Repeat the span of the entries below that starts at the line with "Reproduce this chart" and ends at the line with "1.97, 1.38, 0.93]", nothing more. Skip the pictures.

*Extracted information*.
• • • • •

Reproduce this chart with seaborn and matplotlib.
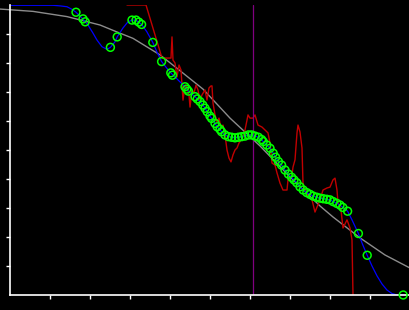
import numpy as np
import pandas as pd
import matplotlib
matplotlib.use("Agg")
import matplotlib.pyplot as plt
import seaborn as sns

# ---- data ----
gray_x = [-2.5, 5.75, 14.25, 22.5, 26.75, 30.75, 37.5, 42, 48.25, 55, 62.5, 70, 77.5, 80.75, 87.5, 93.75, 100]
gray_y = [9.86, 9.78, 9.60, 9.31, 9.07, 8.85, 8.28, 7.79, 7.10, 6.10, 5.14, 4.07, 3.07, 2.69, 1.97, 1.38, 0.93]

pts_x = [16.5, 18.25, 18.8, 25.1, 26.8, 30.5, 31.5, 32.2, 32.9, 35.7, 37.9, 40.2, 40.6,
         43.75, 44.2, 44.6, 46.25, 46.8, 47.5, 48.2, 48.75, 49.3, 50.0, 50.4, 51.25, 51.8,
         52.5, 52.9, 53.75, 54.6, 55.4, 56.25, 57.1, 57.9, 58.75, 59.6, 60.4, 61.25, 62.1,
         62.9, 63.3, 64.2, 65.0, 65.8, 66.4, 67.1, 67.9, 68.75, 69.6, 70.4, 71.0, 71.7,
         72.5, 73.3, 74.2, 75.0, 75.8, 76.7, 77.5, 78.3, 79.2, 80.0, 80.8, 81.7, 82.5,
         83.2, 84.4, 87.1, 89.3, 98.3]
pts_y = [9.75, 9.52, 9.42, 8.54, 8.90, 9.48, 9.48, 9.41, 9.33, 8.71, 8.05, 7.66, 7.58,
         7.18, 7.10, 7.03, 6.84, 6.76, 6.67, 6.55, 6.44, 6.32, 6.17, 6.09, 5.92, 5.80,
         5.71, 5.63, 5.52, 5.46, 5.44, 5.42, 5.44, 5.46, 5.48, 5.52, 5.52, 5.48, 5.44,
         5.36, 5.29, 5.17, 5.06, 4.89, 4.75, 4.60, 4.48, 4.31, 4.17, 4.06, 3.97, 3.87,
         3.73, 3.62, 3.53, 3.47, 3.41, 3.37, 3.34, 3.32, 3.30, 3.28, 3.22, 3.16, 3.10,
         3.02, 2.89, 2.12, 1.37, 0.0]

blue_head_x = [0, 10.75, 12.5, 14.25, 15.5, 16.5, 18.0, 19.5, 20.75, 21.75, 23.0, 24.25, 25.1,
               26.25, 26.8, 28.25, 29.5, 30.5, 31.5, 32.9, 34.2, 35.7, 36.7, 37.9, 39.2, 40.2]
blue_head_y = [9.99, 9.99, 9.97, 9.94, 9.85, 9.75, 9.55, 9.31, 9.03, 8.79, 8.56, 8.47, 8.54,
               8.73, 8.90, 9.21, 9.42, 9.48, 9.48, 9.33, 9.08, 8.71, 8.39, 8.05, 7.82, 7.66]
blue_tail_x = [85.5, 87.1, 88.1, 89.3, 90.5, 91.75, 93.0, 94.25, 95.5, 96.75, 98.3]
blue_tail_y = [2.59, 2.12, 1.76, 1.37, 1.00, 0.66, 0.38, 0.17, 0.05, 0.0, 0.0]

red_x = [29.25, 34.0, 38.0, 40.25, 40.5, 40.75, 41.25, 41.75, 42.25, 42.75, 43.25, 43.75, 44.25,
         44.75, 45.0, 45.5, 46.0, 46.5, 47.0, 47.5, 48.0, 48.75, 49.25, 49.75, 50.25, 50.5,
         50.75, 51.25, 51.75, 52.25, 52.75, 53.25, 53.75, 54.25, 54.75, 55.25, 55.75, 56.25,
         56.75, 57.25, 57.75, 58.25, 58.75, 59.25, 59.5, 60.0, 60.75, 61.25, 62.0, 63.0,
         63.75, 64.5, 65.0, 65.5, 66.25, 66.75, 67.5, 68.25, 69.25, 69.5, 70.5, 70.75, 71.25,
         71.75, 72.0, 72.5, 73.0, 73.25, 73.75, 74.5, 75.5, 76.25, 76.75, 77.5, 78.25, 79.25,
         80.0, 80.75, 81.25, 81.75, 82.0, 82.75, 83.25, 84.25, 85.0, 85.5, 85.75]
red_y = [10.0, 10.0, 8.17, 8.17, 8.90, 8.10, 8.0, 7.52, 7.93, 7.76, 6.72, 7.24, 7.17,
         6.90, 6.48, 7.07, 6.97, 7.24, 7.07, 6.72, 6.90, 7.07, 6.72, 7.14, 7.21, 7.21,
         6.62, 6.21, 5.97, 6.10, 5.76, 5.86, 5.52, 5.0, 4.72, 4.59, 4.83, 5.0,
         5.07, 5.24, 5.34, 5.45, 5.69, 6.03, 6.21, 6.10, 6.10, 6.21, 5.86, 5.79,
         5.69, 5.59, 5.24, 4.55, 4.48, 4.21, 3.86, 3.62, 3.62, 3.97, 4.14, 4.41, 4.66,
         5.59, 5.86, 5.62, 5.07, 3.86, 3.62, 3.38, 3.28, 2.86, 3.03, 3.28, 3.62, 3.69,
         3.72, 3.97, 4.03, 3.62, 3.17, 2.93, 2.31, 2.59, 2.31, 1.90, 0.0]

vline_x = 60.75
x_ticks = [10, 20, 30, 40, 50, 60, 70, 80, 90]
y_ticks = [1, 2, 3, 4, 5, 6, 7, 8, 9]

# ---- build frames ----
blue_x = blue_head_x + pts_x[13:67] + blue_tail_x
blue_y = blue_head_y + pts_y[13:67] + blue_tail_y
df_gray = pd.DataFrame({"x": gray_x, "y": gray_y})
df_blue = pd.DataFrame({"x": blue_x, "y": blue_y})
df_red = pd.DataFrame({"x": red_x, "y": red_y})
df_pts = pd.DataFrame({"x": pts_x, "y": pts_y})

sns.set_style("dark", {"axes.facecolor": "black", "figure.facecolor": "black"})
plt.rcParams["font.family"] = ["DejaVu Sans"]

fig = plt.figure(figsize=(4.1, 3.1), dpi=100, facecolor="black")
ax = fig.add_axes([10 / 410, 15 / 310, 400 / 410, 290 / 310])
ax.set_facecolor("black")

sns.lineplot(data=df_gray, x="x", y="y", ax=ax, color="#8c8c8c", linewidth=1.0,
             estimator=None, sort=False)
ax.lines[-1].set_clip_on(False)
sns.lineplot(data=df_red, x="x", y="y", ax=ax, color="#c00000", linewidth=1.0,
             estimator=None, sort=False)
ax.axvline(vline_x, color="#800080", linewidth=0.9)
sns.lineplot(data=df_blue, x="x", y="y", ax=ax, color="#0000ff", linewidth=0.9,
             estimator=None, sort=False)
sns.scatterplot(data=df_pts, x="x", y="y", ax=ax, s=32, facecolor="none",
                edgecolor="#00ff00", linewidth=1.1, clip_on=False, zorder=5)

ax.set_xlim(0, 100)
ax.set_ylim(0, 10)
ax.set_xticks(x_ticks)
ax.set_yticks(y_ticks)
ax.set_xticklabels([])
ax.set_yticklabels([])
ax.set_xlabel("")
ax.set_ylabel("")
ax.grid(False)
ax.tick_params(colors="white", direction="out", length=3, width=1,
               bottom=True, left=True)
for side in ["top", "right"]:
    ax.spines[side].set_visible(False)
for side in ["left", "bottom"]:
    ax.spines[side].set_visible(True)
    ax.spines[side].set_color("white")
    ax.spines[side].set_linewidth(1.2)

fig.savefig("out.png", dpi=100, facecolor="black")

• • • • •

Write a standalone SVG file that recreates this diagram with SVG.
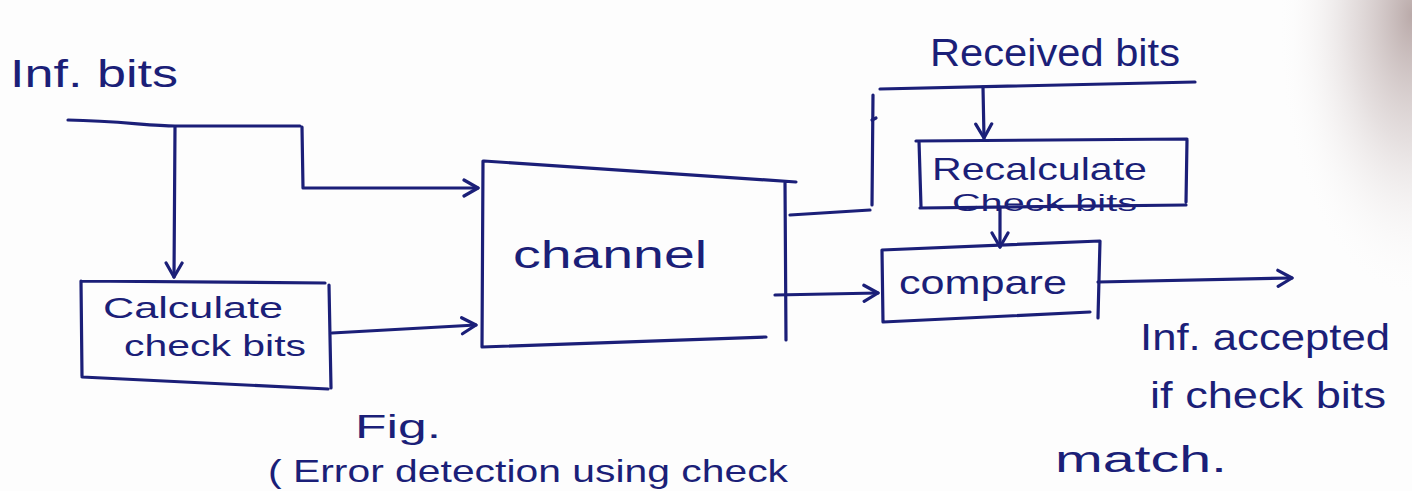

• • • • •

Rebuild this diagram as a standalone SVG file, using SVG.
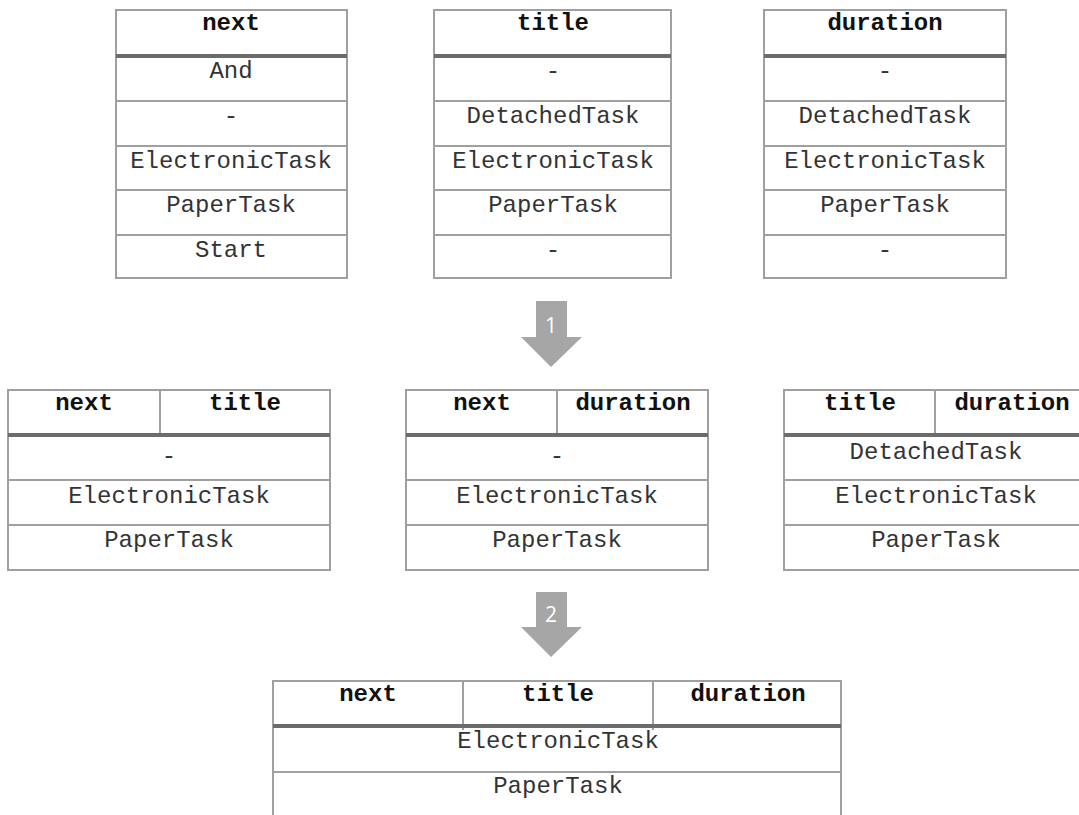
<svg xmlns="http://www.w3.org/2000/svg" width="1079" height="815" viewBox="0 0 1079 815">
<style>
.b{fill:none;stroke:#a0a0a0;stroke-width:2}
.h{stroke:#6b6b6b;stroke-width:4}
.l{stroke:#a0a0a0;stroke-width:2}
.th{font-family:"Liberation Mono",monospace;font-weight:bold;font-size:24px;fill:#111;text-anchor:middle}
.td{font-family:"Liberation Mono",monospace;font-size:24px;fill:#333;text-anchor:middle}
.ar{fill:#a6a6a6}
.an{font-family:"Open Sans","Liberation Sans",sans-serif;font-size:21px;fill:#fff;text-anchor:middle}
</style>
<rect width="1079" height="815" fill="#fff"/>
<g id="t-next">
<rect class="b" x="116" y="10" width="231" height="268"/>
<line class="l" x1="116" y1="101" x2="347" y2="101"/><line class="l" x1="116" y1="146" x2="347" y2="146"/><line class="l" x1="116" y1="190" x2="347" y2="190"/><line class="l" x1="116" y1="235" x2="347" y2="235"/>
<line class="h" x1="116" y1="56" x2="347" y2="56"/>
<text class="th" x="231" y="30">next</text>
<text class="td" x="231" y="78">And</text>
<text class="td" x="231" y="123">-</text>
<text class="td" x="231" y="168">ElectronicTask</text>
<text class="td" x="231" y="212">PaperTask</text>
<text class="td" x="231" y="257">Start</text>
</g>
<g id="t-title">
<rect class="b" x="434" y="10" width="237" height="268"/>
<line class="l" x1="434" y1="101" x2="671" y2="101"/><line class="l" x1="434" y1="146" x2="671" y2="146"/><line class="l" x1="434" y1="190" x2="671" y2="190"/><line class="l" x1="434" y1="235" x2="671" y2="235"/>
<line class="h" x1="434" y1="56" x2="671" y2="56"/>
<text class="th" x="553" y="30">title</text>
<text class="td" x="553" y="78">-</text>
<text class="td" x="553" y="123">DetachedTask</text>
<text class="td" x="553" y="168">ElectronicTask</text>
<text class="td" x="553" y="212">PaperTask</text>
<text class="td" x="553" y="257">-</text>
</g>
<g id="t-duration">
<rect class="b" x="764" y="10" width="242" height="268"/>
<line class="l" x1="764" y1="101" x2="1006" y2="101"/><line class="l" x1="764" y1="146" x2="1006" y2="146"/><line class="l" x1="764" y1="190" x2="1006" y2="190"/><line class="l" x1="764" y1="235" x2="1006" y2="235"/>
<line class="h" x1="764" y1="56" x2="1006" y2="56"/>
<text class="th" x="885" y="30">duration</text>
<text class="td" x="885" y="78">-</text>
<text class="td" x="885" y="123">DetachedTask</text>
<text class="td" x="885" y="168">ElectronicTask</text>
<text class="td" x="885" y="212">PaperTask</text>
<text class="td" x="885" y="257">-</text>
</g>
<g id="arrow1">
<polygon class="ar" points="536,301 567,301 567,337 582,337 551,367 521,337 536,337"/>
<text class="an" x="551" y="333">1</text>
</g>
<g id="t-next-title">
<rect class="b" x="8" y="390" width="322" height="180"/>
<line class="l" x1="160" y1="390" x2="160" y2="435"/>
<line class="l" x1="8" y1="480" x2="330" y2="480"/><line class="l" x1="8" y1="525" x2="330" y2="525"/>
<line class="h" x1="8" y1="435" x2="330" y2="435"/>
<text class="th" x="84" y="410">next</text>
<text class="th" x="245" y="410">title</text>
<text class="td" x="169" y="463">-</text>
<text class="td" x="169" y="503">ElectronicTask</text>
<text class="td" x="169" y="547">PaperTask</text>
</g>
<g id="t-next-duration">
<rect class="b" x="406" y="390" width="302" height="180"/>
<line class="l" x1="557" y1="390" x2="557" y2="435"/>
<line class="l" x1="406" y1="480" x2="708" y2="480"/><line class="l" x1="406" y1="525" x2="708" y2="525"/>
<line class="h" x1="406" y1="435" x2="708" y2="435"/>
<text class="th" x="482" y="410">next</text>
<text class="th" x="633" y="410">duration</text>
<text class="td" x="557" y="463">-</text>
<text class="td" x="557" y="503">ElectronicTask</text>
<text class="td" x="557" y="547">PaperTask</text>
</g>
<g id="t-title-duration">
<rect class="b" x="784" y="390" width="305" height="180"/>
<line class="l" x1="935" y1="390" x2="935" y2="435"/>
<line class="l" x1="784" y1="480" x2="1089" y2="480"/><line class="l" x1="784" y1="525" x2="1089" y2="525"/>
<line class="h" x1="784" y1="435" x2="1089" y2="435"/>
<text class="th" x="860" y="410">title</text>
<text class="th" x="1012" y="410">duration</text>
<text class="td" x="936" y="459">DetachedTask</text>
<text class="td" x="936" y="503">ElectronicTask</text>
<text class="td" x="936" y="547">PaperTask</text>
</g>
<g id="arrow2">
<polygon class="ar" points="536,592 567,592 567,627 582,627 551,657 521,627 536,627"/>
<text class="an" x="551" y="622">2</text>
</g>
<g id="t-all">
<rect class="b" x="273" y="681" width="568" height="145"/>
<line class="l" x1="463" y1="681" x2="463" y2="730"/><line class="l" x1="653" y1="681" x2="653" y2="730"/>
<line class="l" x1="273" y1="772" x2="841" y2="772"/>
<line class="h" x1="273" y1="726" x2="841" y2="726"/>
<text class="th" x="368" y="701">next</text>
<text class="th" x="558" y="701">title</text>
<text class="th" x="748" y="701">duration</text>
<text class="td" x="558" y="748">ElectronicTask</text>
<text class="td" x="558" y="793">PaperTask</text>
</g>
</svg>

• • • • •

*Expected output*.
Reproduce this chart with seaborn and matplotlib.
import numpy as np
import pandas as pd
import matplotlib
matplotlib.use("Agg")
import matplotlib.pyplot as plt
import seaborn as sns

# ---- data ----
gray_x = [-2.5, 5.75, 14.25, 22.5, 26.75, 30.75, 37.5, 42, 48.25, 55, 62.5, 70, 77.5, 80.75, 87.5, 93.75, 100]
gray_y = [9.86, 9.78, 9.60, 9.31, 9.07, 8.85, 8.28, 7.79, 7.10, 6.10, 5.14, 4.07, 3.07, 2.69, 1.97, 1.38, 0.93]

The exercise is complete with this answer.